** Data rows **
▼

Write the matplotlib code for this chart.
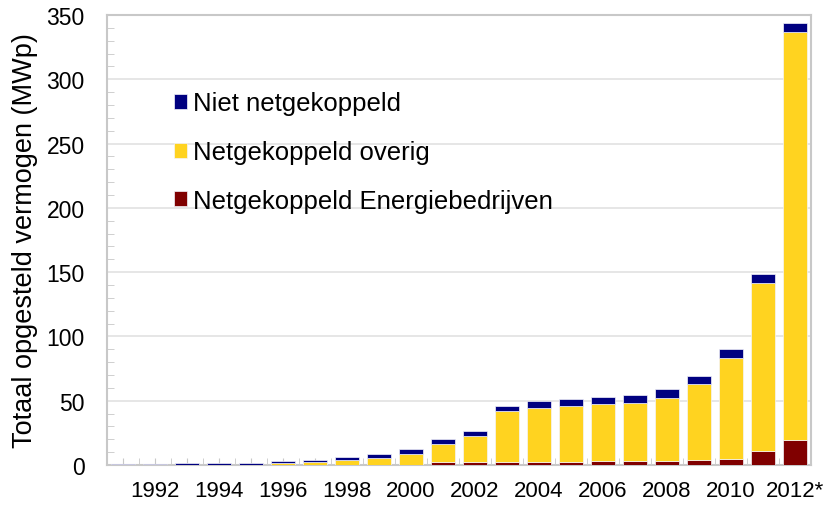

▲
▼

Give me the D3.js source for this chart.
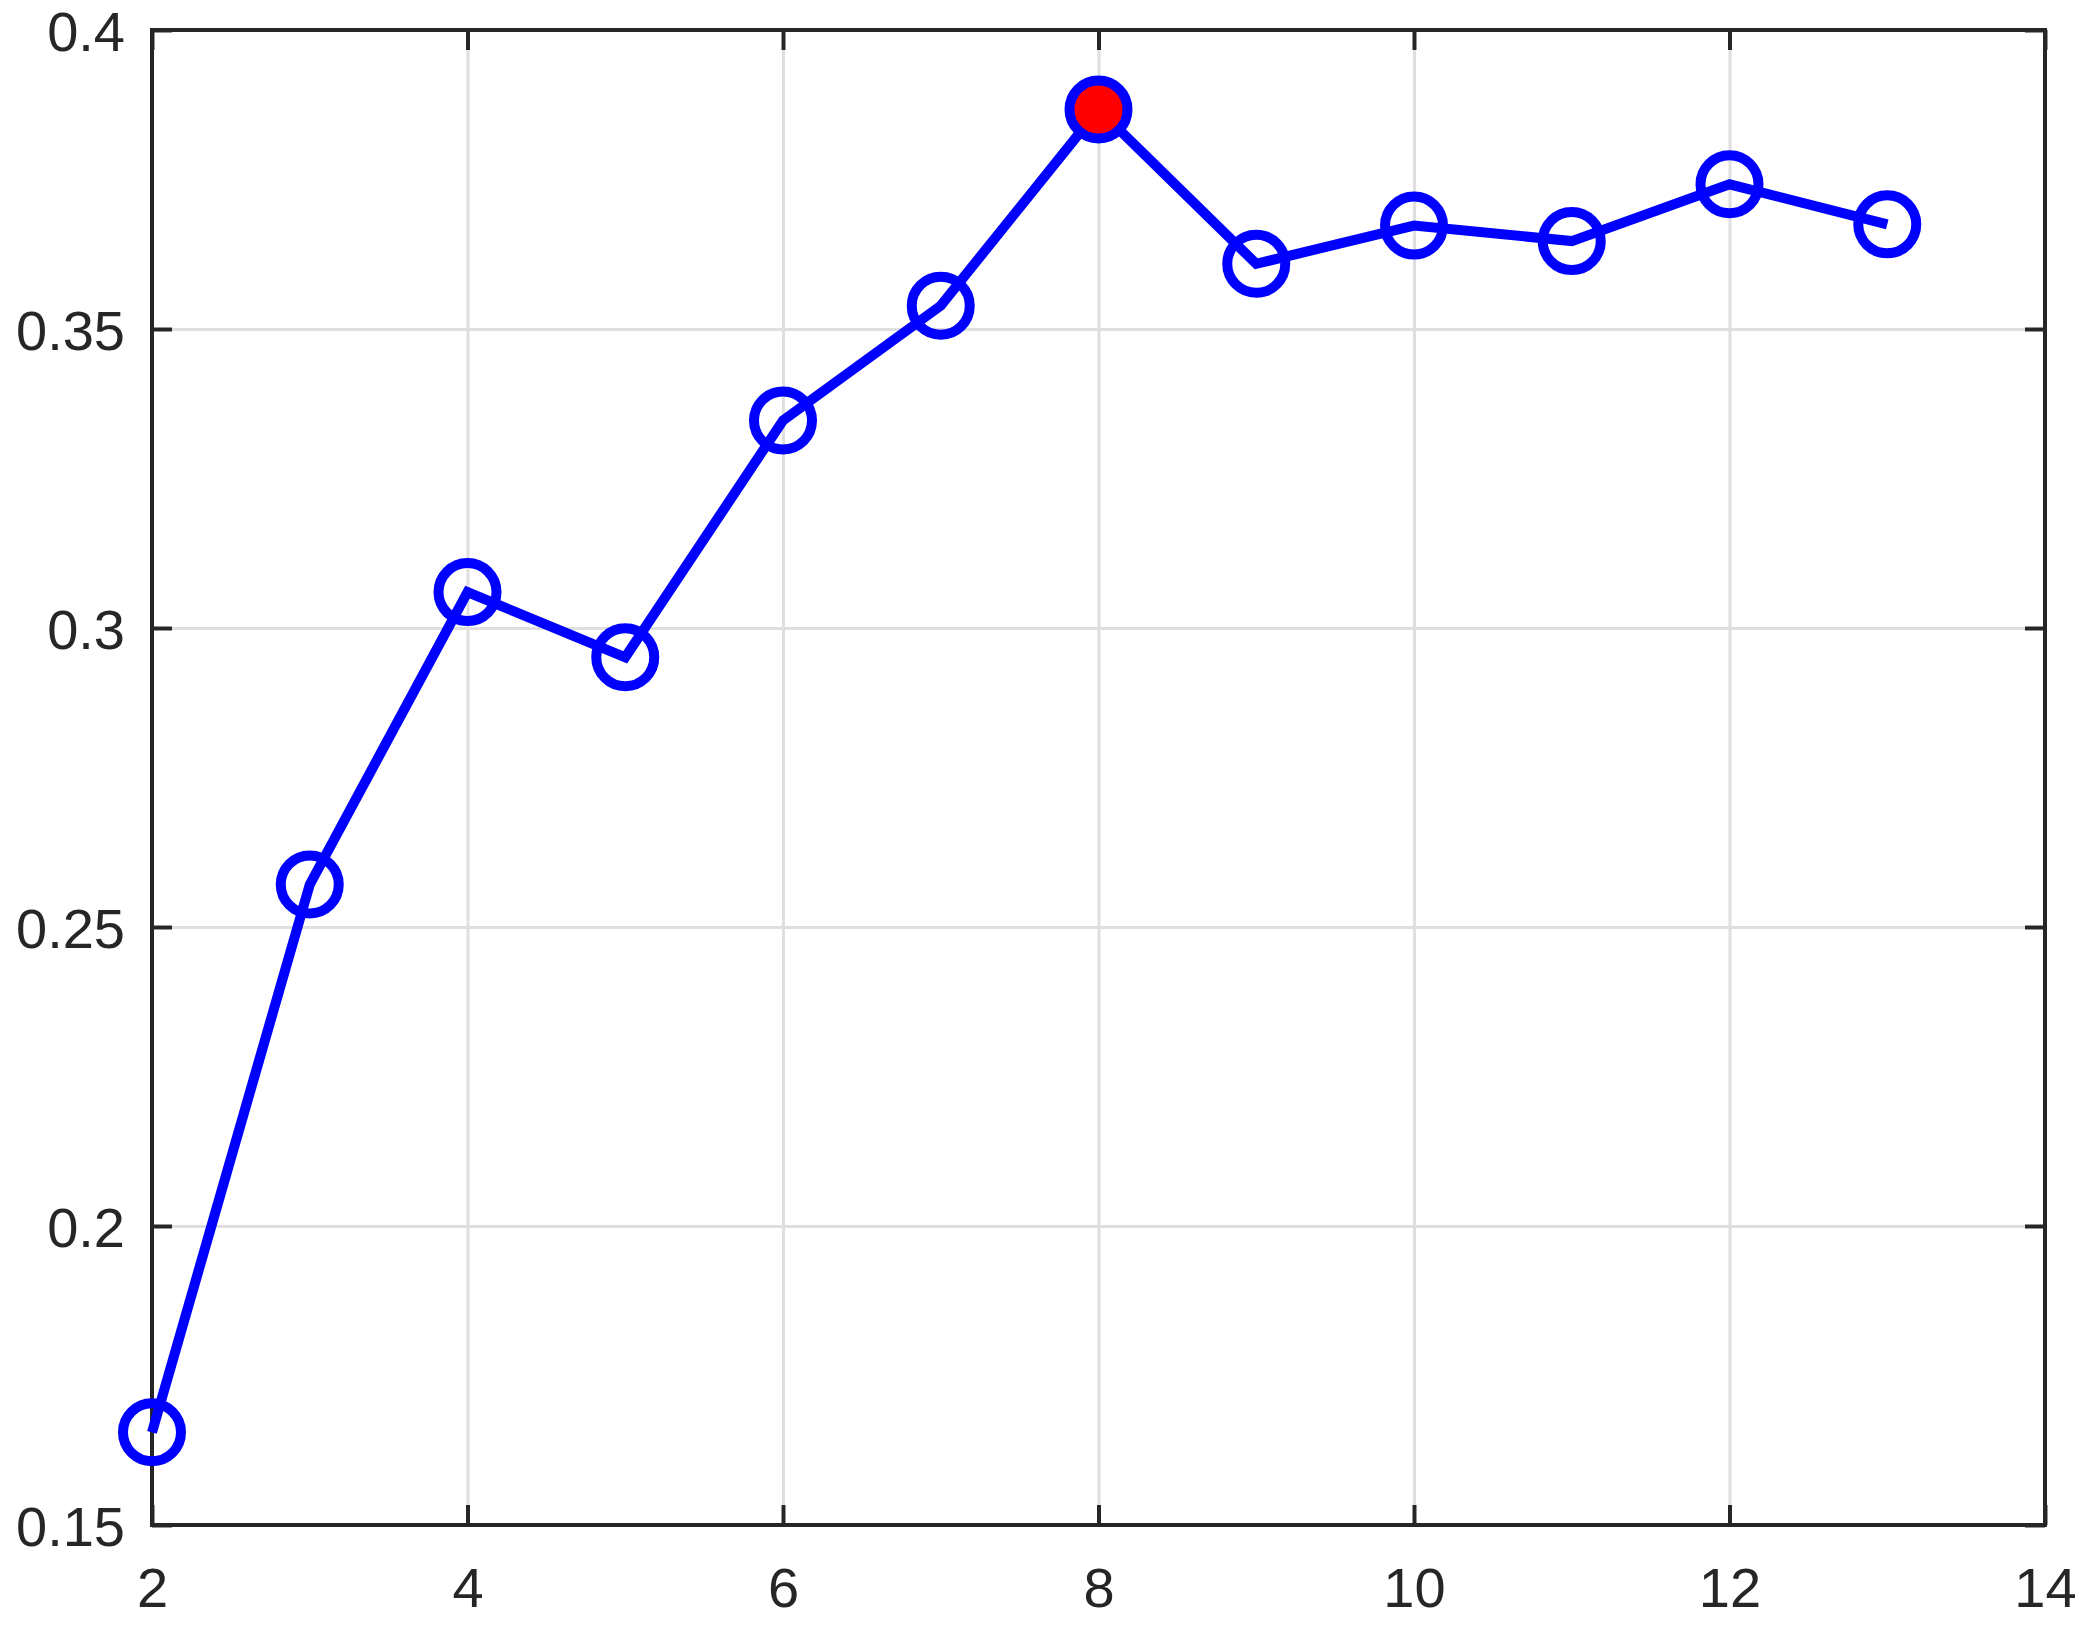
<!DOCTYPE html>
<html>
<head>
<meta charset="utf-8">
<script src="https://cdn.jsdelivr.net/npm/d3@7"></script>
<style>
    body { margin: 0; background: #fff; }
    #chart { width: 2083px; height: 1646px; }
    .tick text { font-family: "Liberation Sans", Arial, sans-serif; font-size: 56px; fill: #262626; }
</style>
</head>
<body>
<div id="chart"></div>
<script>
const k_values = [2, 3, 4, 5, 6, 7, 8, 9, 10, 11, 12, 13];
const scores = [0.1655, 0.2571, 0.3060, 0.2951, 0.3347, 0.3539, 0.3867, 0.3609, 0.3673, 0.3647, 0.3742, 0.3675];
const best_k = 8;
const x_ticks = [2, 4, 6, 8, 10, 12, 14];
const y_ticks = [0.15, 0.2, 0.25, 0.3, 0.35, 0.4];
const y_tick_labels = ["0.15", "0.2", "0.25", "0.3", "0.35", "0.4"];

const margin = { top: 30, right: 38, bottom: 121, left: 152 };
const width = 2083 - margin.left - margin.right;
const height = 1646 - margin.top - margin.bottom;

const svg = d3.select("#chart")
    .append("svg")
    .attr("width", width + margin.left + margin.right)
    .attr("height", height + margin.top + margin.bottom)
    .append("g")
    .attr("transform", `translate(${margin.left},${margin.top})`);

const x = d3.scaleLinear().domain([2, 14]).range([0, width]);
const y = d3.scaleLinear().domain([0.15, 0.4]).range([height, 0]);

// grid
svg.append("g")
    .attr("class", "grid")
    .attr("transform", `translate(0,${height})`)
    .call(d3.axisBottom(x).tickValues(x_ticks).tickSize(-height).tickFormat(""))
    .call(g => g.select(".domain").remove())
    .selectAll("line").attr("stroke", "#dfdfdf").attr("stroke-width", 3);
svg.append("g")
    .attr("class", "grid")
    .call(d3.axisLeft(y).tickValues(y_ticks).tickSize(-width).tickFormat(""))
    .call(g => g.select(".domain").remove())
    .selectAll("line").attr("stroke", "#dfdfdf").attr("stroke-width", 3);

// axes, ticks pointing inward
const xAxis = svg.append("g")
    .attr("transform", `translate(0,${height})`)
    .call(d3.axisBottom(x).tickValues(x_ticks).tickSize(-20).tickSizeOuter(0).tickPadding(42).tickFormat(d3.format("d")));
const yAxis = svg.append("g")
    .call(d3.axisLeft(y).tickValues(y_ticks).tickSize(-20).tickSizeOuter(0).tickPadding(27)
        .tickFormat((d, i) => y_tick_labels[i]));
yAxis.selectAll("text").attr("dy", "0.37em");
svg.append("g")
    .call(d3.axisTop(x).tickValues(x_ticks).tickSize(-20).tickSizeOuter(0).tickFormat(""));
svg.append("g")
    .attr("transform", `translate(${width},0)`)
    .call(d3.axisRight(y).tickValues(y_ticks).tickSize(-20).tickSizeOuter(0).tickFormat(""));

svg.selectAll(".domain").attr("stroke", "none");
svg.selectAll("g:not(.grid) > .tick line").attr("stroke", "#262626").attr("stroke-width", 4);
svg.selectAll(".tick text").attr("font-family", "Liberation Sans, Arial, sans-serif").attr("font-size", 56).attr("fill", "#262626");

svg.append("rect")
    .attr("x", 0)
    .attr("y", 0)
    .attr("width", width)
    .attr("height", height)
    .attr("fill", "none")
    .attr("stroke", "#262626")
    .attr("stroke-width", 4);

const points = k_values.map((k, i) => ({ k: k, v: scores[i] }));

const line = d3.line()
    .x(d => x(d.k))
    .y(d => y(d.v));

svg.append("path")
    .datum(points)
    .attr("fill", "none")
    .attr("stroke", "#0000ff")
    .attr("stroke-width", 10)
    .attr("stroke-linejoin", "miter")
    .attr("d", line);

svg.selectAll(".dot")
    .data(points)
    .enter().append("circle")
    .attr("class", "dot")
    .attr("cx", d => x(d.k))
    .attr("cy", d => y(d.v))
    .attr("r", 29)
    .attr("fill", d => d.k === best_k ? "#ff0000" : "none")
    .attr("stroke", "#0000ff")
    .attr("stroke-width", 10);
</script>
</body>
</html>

▲

** Objective **
Transcribe only the lines above that start at the line containing "Give me the D3.js source for this chart." and end at the line containing "const height = 1646". Omit pictures.

** Exercise response **
Give me the D3.js source for this chart.
<!DOCTYPE html>
<html>
<head>
<meta charset="utf-8">
<script src="https://cdn.jsdelivr.net/npm/d3@7"></script>
<style>
    body { margin: 0; background: #fff; }
    #chart { width: 2083px; height: 1646px; }
    .tick text { font-family: "Liberation Sans", Arial, sans-serif; font-size: 56px; fill: #262626; }
</style>
</head>
<body>
<div id="chart"></div>
<script>
const k_values = [2, 3, 4, 5, 6, 7, 8, 9, 10, 11, 12, 13];
const scores = [0.1655, 0.2571, 0.3060, 0.2951, 0.3347, 0.3539, 0.3867, 0.3609, 0.3673, 0.3647, 0.3742, 0.3675];
const best_k = 8;
const x_ticks = [2, 4, 6, 8, 10, 12, 14];
const y_ticks = [0.15, 0.2, 0.25, 0.3, 0.35, 0.4];
const y_tick_labels = ["0.15", "0.2", "0.25", "0.3", "0.35", "0.4"];

const margin = { top: 30, right: 38, bottom: 121, left: 152 };
const width = 2083 - margin.left - margin.right;
const height = 1646 - margin.top - margin.bottom;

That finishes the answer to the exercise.